Vandaag reed ik over mijn geboortegrond. Terug in de tijd. Terugblik op een belangrijk deel van mijn leven tot nu toe. Ik kijk er tegelijkertijd met afstand naar. Op momenten lijkt het alsof ik kijk naar beelden die het bezit zijn van een ander. Alsof iemand je vakantiefoto's toont en je in zijn enthousiasme deelgenoot weet te maken van zijn of haar reis.
De beelden worden diep gekend, maar lijken soms ook op te doemen uit iets ver weg. Iets in je weet, ooit was het daar. Intiem en vreemd hand in hand.
De verrezen stad spiegelt een innerlijk leven met verschillende lagen en sferen. Bepaalde stadsdelen vibreren met mijn wezen en weer andere delen vinden geen weerklank (meer).
Als ik uitgedaagd zou worden weer deelgenoot te worden, dan zou ik alleen já zeggen op die uitnodigingen waar oeroude bomen meewerken aan een thuis horen.
Vandaag stond ik langer stil op een plein waar ik graag terugkeer.

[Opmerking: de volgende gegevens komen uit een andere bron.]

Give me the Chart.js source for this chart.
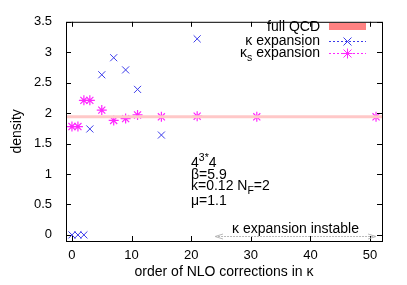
<!DOCTYPE html>
<html>
<head>
<meta charset="utf-8">
<script src="https://cdn.jsdelivr.net/npm/chart.js@4.4.1/dist/chart.umd.min.js"></script>
<style>
  html, body { margin: 0; padding: 0; background: #fff; }
  #wrap { width: 407px; height: 285px; }
</style>
</head>
<body>
<div id="wrap"><canvas id="c" width="407" height="285"></canvas></div>
<script>
// data
const kappaX = [0, 1, 2, 3, 5, 7, 9, 11, 15, 21];
const kappaY = [0, 0, 0, 1.74, 2.63, 2.91, 2.71, 2.39, 1.64, 3.22];
const kappaSX = [0, 1, 2, 3, 5, 7, 9, 11, 15, 21, 31, 51];
const kappaSY = [1.78, 1.78, 2.21, 2.21, 2.05, 1.88, 1.91, 1.97, 1.94, 1.95, 1.94, 1.94];
const fullQCD = 1.94;
const xRange = [-1, 52];
const yRange = [-0.1, 3.5];
const xTicks = [0, 10, 20, 30, 40, 50];
const yTicks = [0, 0.5, 1, 1.5, 2, 2.5, 3, 3.5];
const instableFrom = 24, instableTo = 51;

const FONT = "'Liberation Sans', Arial, sans-serif";
const BLUE = "rgb(60,60,235)";
const MAGENTA = "rgb(255,40,255)";

// draw text with sub/superscripts: parts = [[text, "sup"|"sub"|null], ...]
function richText(ctx, parts, x, y, size, align) {
  ctx.textAlign = "left";
  ctx.textBaseline = "alphabetic";
  const w = parts.reduce((s, p) => {
    ctx.font = (p[1] ? size * 0.75 : size) + "px " + FONT;
    return s + ctx.measureText(p[0]).width;
  }, 0);
  let cx = align === "right" ? x - w : x;
  parts.forEach(p => {
    ctx.font = (p[1] ? size * 0.75 : size) + "px " + FONT;
    const dy = p[1] === "sup" ? -size * 0.4 : p[1] === "sub" ? size * 0.3 : 0;
    ctx.fillText(p[0], cx, y + dy);
    cx += ctx.measureText(p[0]).width;
  });
}

const decor = {
  id: "decor",
  afterDatasetsDraw(chart) {
    const ctx = chart.ctx;
    const a = chart.chartArea;
    const xs = chart.scales.x, ys = chart.scales.y;
    ctx.save();
    // frame
    ctx.strokeStyle = "#000";
    ctx.lineWidth = 1;
    ctx.strokeRect(a.left + 0.5, a.top + 0.5, a.right - a.left, a.bottom - a.top);
    // inward ticks on all sides
    ctx.beginPath();
    xTicks.forEach(v => {
      const px = Math.round(xs.getPixelForValue(v)) + 0.5;
      ctx.moveTo(px, a.bottom); ctx.lineTo(px, a.bottom - 5);
      ctx.moveTo(px, a.top); ctx.lineTo(px, a.top + 5);
    });
    yTicks.forEach(v => {
      const py = Math.round(ys.getPixelForValue(v)) + 0.5;
      ctx.moveTo(a.left, py); ctx.lineTo(a.left + 5, py);
      ctx.moveTo(a.right, py); ctx.lineTo(a.right - 5, py);
    });
    ctx.stroke();

    // legend
    ctx.fillStyle = "#000";
    const lx1 = 329, lx2 = 366, tEnd = 320;
    richText(ctx, [["full QCD", null]], tEnd, 31, 14, "right");
    richText(ctx, [["κ expansion", null]], tEnd, 45, 14, "right");
    richText(ctx, [["κ", null], ["s", "sub"], [" expansion", null]], tEnd, 57, 14, "right");
    ctx.fillStyle = "rgb(255,130,130)";
    ctx.fillRect(lx1, 23, lx2 - lx1, 7);
    ctx.setLineDash([2, 2]);
    ctx.strokeStyle = BLUE;
    ctx.beginPath(); ctx.moveTo(lx1, 41.5); ctx.lineTo(lx2, 41.5); ctx.stroke();
    ctx.strokeStyle = MAGENTA;
    ctx.beginPath(); ctx.moveTo(lx1, 53.5); ctx.lineTo(lx2, 53.5); ctx.stroke();
    ctx.setLineDash([]);
    const mx = (lx1 + lx2) / 2;
    ctx.strokeStyle = BLUE;
    ctx.beginPath();
    ctx.moveTo(mx - 4, 37.5); ctx.lineTo(mx + 4, 45.5);
    ctx.moveTo(mx + 4, 37.5); ctx.lineTo(mx - 4, 45.5);
    ctx.stroke();
    ctx.strokeStyle = MAGENTA;
    ctx.beginPath();
    ctx.moveTo(mx - 4, 49.5); ctx.lineTo(mx + 4, 57.5);
    ctx.moveTo(mx + 4, 49.5); ctx.lineTo(mx - 4, 57.5);
    ctx.moveTo(mx - 5, 53.5); ctx.lineTo(mx + 5, 53.5);
    ctx.moveTo(mx, 48.5); ctx.lineTo(mx, 58.5);
    ctx.stroke();

    // parameter block
    ctx.fillStyle = "#000";
    const tx = 191;
    richText(ctx, [["4", null], ["3*", "sup"], ["4", null]], tx, 167, 14, "left");
    richText(ctx, [["β=5.9", null]], tx, 179, 14, "left");
    richText(ctx, [["κ=0.12 N", null], ["F", "sub"], ["=2", null]], tx, 190, 14, "left");
    richText(ctx, [["μ=1.1", null]], tx, 205, 14, "left");

    // instable arrow
    const ax1 = xs.getPixelForValue(instableFrom), ax2 = xs.getPixelForValue(instableTo);
    const ay = 236.5;
    ctx.strokeStyle = "rgb(185,185,185)";
    ctx.setLineDash([2, 1]);
    ctx.beginPath(); ctx.moveTo(ax1, ay); ctx.lineTo(ax2, ay); ctx.stroke();
    ctx.setLineDash([]);
    ctx.beginPath();
    ctx.moveTo(ax1 + 8, ay - 2.5); ctx.lineTo(ax1, ay); ctx.lineTo(ax1 + 8, ay + 2.5);
    ctx.moveTo(ax2 - 8, ay - 2.5); ctx.lineTo(ax2, ay); ctx.lineTo(ax2 - 8, ay + 2.5);
    ctx.stroke();
    ctx.fillStyle = "#000";
    ctx.font = "14px " + FONT;
    ctx.textAlign = "center";
    ctx.textBaseline = "alphabetic";
    ctx.fillText("κ expansion instable", (ax1 + ax2) / 2, 233);
    ctx.restore();
  }
};

const tickFont = { family: FONT, size: 13 };
const titleFont = { family: FONT, size: 14 };

new Chart(document.getElementById("c"), {
  type: "scatter",
  data: {
    datasets: [
      {
        label: "full QCD",
        type: "line",
        data: xRange.map(x => ({ x: x, y: fullQCD })),
        borderColor: "rgb(255,200,200)",
        borderWidth: 3,
        pointRadius: 0
      },
      {
        label: "κ expansion",
        data: kappaX.map((x, i) => ({ x: x, y: kappaY[i] })),
        pointStyle: "crossRot",
        pointRadius: 5,
        borderColor: BLUE,
        borderWidth: 1
      },
      {
        label: "κs expansion",
        data: kappaSX.map((x, i) => ({ x: x, y: kappaSY[i] })),
        pointStyle: "star",
        pointRadius: 5,
        borderColor: MAGENTA,
        borderWidth: 1.2
      }
    ]
  },
  options: {
    responsive: false,
    animation: false,
    layout: { padding: { left: 0, right: 25, top: 16, bottom: 0 } },
    plugins: { legend: { display: false }, tooltip: { enabled: false } },
    scales: {
      x: {
        type: "linear",
        min: xRange[0], max: xRange[1],
        afterFit(s) { s.height = 44; },
        afterBuildTicks(s) { s.ticks = xTicks.map(v => ({ value: v })); },
        grid: { display: false, drawTicks: false },
        border: { display: false },
        ticks: { font: tickFont, color: "#000", padding: 7, maxRotation: 0, callback: v => String(v) },
        title: { display: true, text: "order of NLO corrections in κ", font: titleFont, color: "#000", padding: { top: 0, bottom: 4 } }
      },
      y: {
        min: yRange[0], max: yRange[1],
        afterFit(s) { s.width = 66; },
        afterBuildTicks(s) { s.ticks = yTicks.map(v => ({ value: v })); },
        grid: { display: false, drawTicks: false },
        border: { display: false },
        ticks: { font: tickFont, color: "#000", padding: 14, callback: v => String(v) },
        title: { display: true, text: "density", font: titleFont, color: "#000", padding: { top: 9, bottom: 0 } }
      }
    }
  },
  plugins: [decor]
});
</script>
</body>
</html>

Er woont een boom die gezichtsbepalend is. Bij mijn weten een Rode eik. Een invasieve exoot waarvan de deskundigen zeggen dat deze op zanderige gronden de inheemse soorten verdrukt. Van ver gekomen en niet helemaal met open armen ontvangen. Maar hij staat er, onwrikbaar.
Nergens blijkt vanuit mijn gezichtspunt zijn dominantie op het plein waar de boom door zijn vurige verschijning al jarenlang Pater Familias is.
Zijn bladerdek vormt een magnifiek uitspansel, een rode koepel, voor al het leven dat eronder en langszij plaatsvindt. Ondergronds maakt hij in mijn verbeelding harmonieuze verbindingen met andere bomen die hem omringen. Samen zorgen ze voor een onderkomen. Een thuis en levendige, inclusieve doorgang. Leuk plein, leuke plek om te zijn.